Steve spoke to me more openly about what he had seen, heard and smelled that day than he has in the past ten years, about feeling the impact of the jet in his office, about the hesitancy to walk down, the crowded stairwell, stopping on the 14th floor. When people lower in the stairwell were warning about the danger of fire and smoke, he and a group of others went into an office suite there.

The phones were working. The room was illuminated (perhaps by sunlight). The assembled people weren’t sure what they should do. They then moved quickly on at the urging of a fireman, who Steve pointed out probably saved his life. The fireman was panting, running up the stairs, warning people, encouraging them to go down. Steve’s gift to the fireman was a glass of water. Steve had intended to use the water to dampen a cloth as he went through anticipated heavy smoke, but he figured the fireman needed it more than he did, and that puddles on the ground would probably work, if water was needed. At first, Steve assumed that the fireman was among the dead, but reading more about the events of the day weeks later, he holds onto the hope that the hero of his story was among the firemen who did turn back and survive.

Steve got out. The stairs were no longer crowded. He had to time his run across the plaza outside the building, avoiding falling objects and people, and the resulting obstacles on the ground. He and a colleague hesitated at the entrance of the Millennium Hotel. They wondered if they could help, watched for a while, saw the towers swaying. A cop shouted to them to get out of there. And they headed uptown. Around Chinatown, they felt the collapse. Steve’s colleague walked to Grand Central Station. Steve walked over the Queensborough Bridge, took a subway to Jamaica and caught his Long Island Railway train home.

Walking uptown and riding out of the city, Steve moved from the scene of the crime into a world that strikingly resembled normal everyday life. He, they, we, were all bewildered and dismayed, not sure what would happen next. We knew something big happened, but unsure about how we would proceed. He experienced the trauma directly. For us, it took time to sink in. And now remembering is a challenge.

As Steve and I walked back to Penn Station, I got to thinking about how we are remembering. I appreciated Gary Alan Fine’s post last week on the need to forget, the normality of it. Forgetting is an important part of remembering. In order to remember some things, we have to forget others.

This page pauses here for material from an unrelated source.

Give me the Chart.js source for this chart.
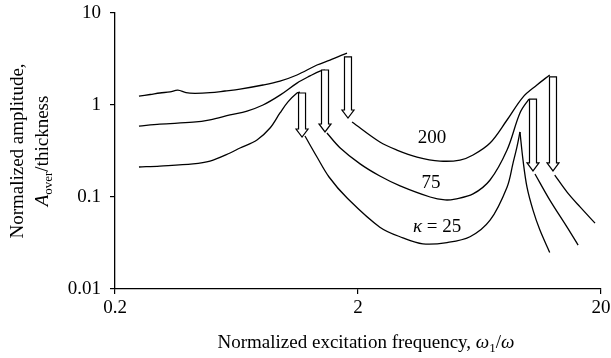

Certainly, we have to forget as thoroughly as we can the purported lessons of The Kids Book of Freedom: The 9/11 Coloring Book. It is clearly destructive, but also is the fear that led to the abuse of fundamental liberties in and by the United States in the past ten years. We need to remember cautiously, avoiding too easy lessons and comfortable myths.

Odd that Steve and I bumped into Jan Gross, as we started our walk uptown away from the memorial, along the promenade by the Hudson River. Jan upset memory in Poland, in his books Neighbors, Fear, and Golden Harvest. Jan has been challenging Poland, and, more broadly, Europe to face up to the degree to which the genocide of Jews in Europe was an active Polish, and European affair, not only a German or Nazi one. They need to forget the self-righteous stories of opposition,  and realize the complexities, the degree to which heroism was accompanied by collaboration and active complicity. Not the Nazis, but their Catholic neighbors killed the Jews of Jedwabne, Gross documented. His are tough books, difficult for many to accept. They have changed my view of the world. Remembering accurately is a challenge. It requires forgetting, abandoning satisfying myths.

Walking with Steve yesterday, I realized that this is our challenge as well.